Еще до смерти бабушки порядки в нашем доме начали меняться. Наша новая гувернантка, m-lle Cristine [Zabulotte], образованная француженка, настояла на том, чтобы мы гуляли каждый день, чтобы нам купили книг с картинками, ввела по вечерам чтение вслух. И тут оказалось, что мать очень любила читать. Она еще очень любила играть на рояле, и в доме у нас был рояль, но всегда стоял запертым. После смерти отца наша жизнь стала заметно изменяться. Мне удалось поступить в гимназию, на что у меня раньше не было никакой надежды. Это поступление сыграло очень важную роль: я освободилась из тесной клетки, в которой жила до 14 лет. В гимназии я училась плохо. Когда я стремилась стать гимназисткой, я представляла себе ученье как-то иначе: не так скучно и неинтересно. Мне казалось, что мои домашние учительницы не настоящие, ничего сами не знают, и поэтому заставляют меня учиться по книге, выучивать страницу за страницей <…> Почему мне не нравилась гимназия? Я не старалась себе этого объяснить, оценить учителей и их преподавание. Что я в этом понимала? Я не сомневалась, что все было именно так, как должно было быть. Особенно мне нравился учитель истории Фортунатов <…> Но я не любила уроков истории, потому что он гонял меня по хронологии, а я ее не могла, да и мало хотела запомнить. Равнодушна я была к учителю русского языка С. А. Соколову. Читая стихи, он хмыкал носом и читал так плохо, что портил впечатление. Досадно было и то, что с ним не было никакого простора. Это я живо чувствовала. Объявит в классе сочинение и непременно даст темой характеристику… и непременно так, как он дал ее в предшествующих уроках. Самостоятельности мысли он не допускал. И опять наползала скука… Редко-редко давались отвлеченные темы, и для меня это всегда был праздник.

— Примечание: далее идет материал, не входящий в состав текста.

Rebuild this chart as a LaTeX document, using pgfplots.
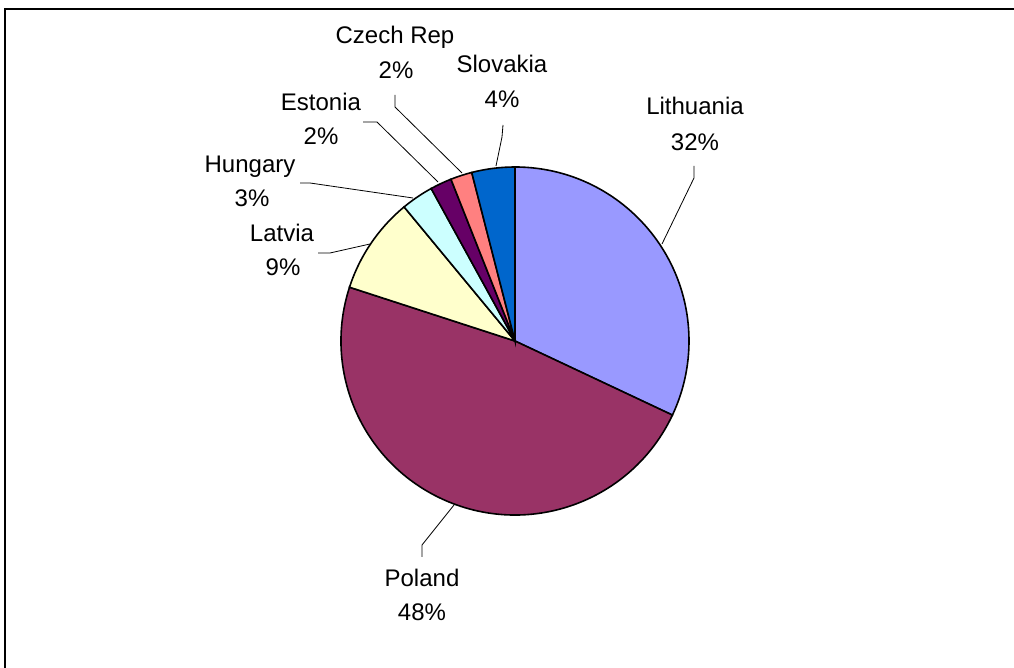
\documentclass[border=0pt]{standalone}
\usepackage{pgfplots}
\usepackage{pgfplotstable}
\pgfplotsset{compat=1.18}
\usepackage{fontspec}
\setmainfont{Liberation Sans}
% shares in percent, clockwise from 12 o'clock
\pgfplotstableread{
name      value
Lithuania 32
Poland    48
Latvia    9
Hungary   3
Estonia   2
CzechRep  2
Slovakia  4
}\shares
\definecolor{cLit}{HTML}{9999FF}
\definecolor{cPol}{HTML}{993366}
\definecolor{cLat}{HTML}{FFFFCC}
\definecolor{cHun}{HTML}{CCFFFF}
\definecolor{cEst}{HTML}{660066}
\definecolor{cCze}{HTML}{FF8080}
\definecolor{cSlo}{HTML}{0066CC}
\begin{document}
\begin{tikzpicture}[lbl/.style={anchor=base,inner sep=0pt,font=\fontsize{24bp}{28bp}\selectfont}]
\begin{axis}[scale only axis, width=1014bp, height=668bp,
  xmin=0, xmax=1014, ymin=0, ymax=668, hide axis, clip=false]
% frame
\draw[line width=2bp] (axis cs:5,0) -- (axis cs:5,659) -- (axis cs:1014,659);
% slices (angles = 90 - 3.6 * cumulative share)
\filldraw[fill=cLit, line width=1.6bp] (axis cs:515,327) -- ++(90:174bp) arc[start angle=90, end angle={90-3.6*32}, radius=174bp] -- cycle;
\filldraw[fill=cPol, line width=1.6bp] (axis cs:515,327) -- ++({90-3.6*32}:174bp) arc[start angle={90-3.6*32}, end angle={90-3.6*80}, radius=174bp] -- cycle;
\filldraw[fill=cLat, line width=1.6bp] (axis cs:515,327) -- ++({90-3.6*80}:174bp) arc[start angle={90-3.6*80}, end angle={90-3.6*89}, radius=174bp] -- cycle;
\filldraw[fill=cHun, line width=1.6bp] (axis cs:515,327) -- ++({90-3.6*89}:174bp) arc[start angle={90-3.6*89}, end angle={90-3.6*92}, radius=174bp] -- cycle;
\filldraw[fill=cEst, line width=1.6bp] (axis cs:515,327) -- ++({90-3.6*92}:174bp) arc[start angle={90-3.6*92}, end angle={90-3.6*94}, radius=174bp] -- cycle;
\filldraw[fill=cCze, line width=1.6bp] (axis cs:515,327) -- ++({90-3.6*94}:174bp) arc[start angle={90-3.6*94}, end angle={90-3.6*96}, radius=174bp] -- cycle;
\filldraw[fill=cSlo, line width=1.6bp] (axis cs:515,327) -- ++({90-3.6*96}:174bp) arc[start angle={90-3.6*96}, end angle={90-3.6*100}, radius=174bp] -- cycle;
% leader lines
\draw[line width=0.8bp] (axis cs:694,502) -- (axis cs:694,490) -- (axis cs:662,424);
\draw[line width=0.8bp] (axis cs:422,111) -- (axis cs:422,123) -- (axis cs:454,163);
\draw[line width=0.8bp] (axis cs:318,415) -- (axis cs:330,415) -- (axis cs:370,424);
\draw[line width=0.8bp] (axis cs:300,485) -- (axis cs:310,485) -- (axis cs:413,470);
\draw[line width=0.8bp] (axis cs:363,546) -- (axis cs:377,546) -- (axis cs:438,486);
\draw[line width=0.8bp] (axis cs:395,573) -- (axis cs:395,561) -- (axis cs:462,495);
\draw[line width=0.8bp] (axis cs:503,543) -- (axis cs:502,531) -- (axis cs:496,502);
% labels
\node[lbl] at (axis cs:695,553) {Lithuania};
\node[lbl] at (axis cs:695,517) {32\%};
\node[lbl] at (axis cs:422,81) {Poland};
\node[lbl] at (axis cs:422,47) {48\%};
\node[lbl] at (axis cs:282,426) {Latvia};
\node[lbl] at (axis cs:283,392) {9\%};
\node[lbl] at (axis cs:250,495) {Hungary};
\node[lbl] at (axis cs:252,461) {3\%};
\node[lbl] at (axis cs:321,557) {Estonia};
\node[lbl] at (axis cs:321,523) {2\%};
\node[lbl] at (axis cs:395,624) {Czech Rep};
\node[lbl] at (axis cs:396,589) {2\%};
\node[lbl] at (axis cs:502,595) {Slovakia};
\node[lbl] at (axis cs:502,560) {4\%};
\end{axis}
\pgfresetboundingbox
\path[use as bounding box] (0,0) rectangle (1014bp,668bp);
\end{tikzpicture}
\end{document}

Ненавидела я нашего немца Гинцбурга. Француз наш назывался M. Bougon. У него была какая-то лавка на Арбате. Он всегда вызывал меня при попечителе…
Но я не хочу задерживаться на гимназических годах. Четыре года сплошной скуки. Что они мне дали? Они дали мне общение с людьми, разрушили какую-то стенку, которая изолировала меня. Они дали мне живой материал для наблюдения, они дали мне подруг и в конце концов они дали мне совершенно неожиданное счастье: знакомство с Бартером и Гольцевым с их готовностью помочь моим первым литературным шагам.